Task goal:
Please transcribe the data below exactly. Leave the pictures out.

— begin Stored data —

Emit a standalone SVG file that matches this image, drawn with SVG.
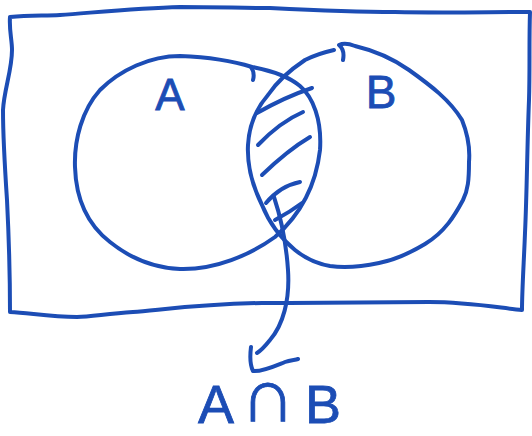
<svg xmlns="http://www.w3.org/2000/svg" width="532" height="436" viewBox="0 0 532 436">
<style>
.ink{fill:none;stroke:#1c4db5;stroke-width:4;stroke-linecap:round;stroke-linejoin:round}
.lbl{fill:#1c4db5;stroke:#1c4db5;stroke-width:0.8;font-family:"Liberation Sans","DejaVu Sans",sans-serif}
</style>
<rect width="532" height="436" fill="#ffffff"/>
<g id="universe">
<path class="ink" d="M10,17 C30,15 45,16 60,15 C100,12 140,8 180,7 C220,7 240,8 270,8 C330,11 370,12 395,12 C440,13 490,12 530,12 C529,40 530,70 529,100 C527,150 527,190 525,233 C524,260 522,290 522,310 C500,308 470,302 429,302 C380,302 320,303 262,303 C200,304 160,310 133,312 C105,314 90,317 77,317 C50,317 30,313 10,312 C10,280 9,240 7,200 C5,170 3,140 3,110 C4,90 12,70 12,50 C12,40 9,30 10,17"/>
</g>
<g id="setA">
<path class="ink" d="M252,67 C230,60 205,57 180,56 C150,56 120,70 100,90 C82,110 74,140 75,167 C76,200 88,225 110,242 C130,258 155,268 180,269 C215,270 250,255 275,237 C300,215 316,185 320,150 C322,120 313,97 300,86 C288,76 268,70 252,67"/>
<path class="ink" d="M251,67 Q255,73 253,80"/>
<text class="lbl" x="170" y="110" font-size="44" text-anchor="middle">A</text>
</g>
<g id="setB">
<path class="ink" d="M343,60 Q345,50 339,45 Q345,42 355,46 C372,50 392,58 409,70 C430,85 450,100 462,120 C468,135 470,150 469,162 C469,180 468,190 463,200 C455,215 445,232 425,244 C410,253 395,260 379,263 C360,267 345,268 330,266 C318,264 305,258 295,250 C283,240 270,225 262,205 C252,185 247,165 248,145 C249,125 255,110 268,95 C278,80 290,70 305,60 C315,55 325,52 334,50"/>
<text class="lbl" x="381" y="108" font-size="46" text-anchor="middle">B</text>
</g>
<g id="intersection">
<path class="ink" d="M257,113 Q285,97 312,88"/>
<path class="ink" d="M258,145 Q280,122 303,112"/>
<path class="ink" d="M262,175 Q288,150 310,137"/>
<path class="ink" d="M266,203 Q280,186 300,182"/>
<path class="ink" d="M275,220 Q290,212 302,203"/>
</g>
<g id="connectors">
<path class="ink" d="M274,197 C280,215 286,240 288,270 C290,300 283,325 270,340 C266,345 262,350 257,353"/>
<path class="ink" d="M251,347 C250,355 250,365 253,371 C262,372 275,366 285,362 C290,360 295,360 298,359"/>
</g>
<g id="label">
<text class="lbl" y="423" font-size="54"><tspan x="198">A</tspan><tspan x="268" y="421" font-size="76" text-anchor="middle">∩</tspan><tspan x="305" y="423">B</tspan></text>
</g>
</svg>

— end Stored data —

Written response:
Emit a standalone SVG file that matches this image, drawn with SVG.
<svg xmlns="http://www.w3.org/2000/svg" width="532" height="436" viewBox="0 0 532 436">
<style>
.ink{fill:none;stroke:#1c4db5;stroke-width:4;stroke-linecap:round;stroke-linejoin:round}
.lbl{fill:#1c4db5;stroke:#1c4db5;stroke-width:0.8;font-family:"Liberation Sans","DejaVu Sans",sans-serif}
</style>
<rect width="532" height="436" fill="#ffffff"/>
<g id="universe">
<path class="ink" d="M10,17 C30,15 45,16 60,15 C100,12 140,8 180,7 C220,7 240,8 270,8 C330,11 370,12 395,12 C440,13 490,12 530,12 C529,40 530,70 529,100 C527,150 527,190 525,233 C524,260 522,290 522,310 C500,308 470,302 429,302 C380,302 320,303 262,303 C200,304 160,310 133,312 C105,314 90,317 77,317 C50,317 30,313 10,312 C10,280 9,240 7,200 C5,170 3,140 3,110 C4,90 12,70 12,50 C12,40 9,30 10,17"/>
</g>
<g id="setA">
<path class="ink" d="M252,67 C230,60 205,57 180,56 C150,56 120,70 100,90 C82,110 74,140 75,167 C76,200 88,225 110,242 C130,258 155,268 180,269 C215,270 250,255 275,237 C300,215 316,185 320,150 C322,120 313,97 300,86 C288,76 268,70 252,67"/>
<path class="ink" d="M251,67 Q255,73 253,80"/>
<text class="lbl" x="170" y="110" font-size="44" text-anchor="middle">A</text>
</g>
<g id="setB">
<path class="ink" d="M343,60 Q345,50 339,45 Q345,42 355,46 C372,50 392,58 409,70 C430,85 450,100 462,120 C468,135 470,150 469,162 C469,180 468,190 463,200 C455,215 445,232 425,244 C410,253 395,260 379,263 C360,267 345,268 330,266 C318,264 305,258 295,250 C283,240 270,225 262,205 C252,185 247,165 248,145 C249,125 255,110 268,95 C278,80 290,70 305,60 C315,55 325,52 334,50"/>
<text class="lbl" x="381" y="108" font-size="46" text-anchor="middle">B</text>
</g>
<g id="intersection">
<path class="ink" d="M257,113 Q285,97 312,88"/>
<path class="ink" d="M258,145 Q280,122 303,112"/>
<path class="ink" d="M262,175 Q288,150 310,137"/>
<path class="ink" d="M266,203 Q280,186 300,182"/>
<path class="ink" d="M275,220 Q290,212 302,203"/>
</g>
<g id="connectors">
<path class="ink" d="M274,197 C280,215 286,240 288,270 C290,300 283,325 270,340 C266,345 262,350 257,353"/>
<path class="ink" d="M251,347 C250,355 250,365 253,371 C262,372 275,366 285,362 C290,360 295,360 298,359"/>
</g>
<g id="label">
<text class="lbl" y="423" font-size="54"><tspan x="198">A</tspan><tspan x="268" y="421" font-size="76" text-anchor="middle">∩</tspan><tspan x="305" y="423">B</tspan></text>
</g>
</svg>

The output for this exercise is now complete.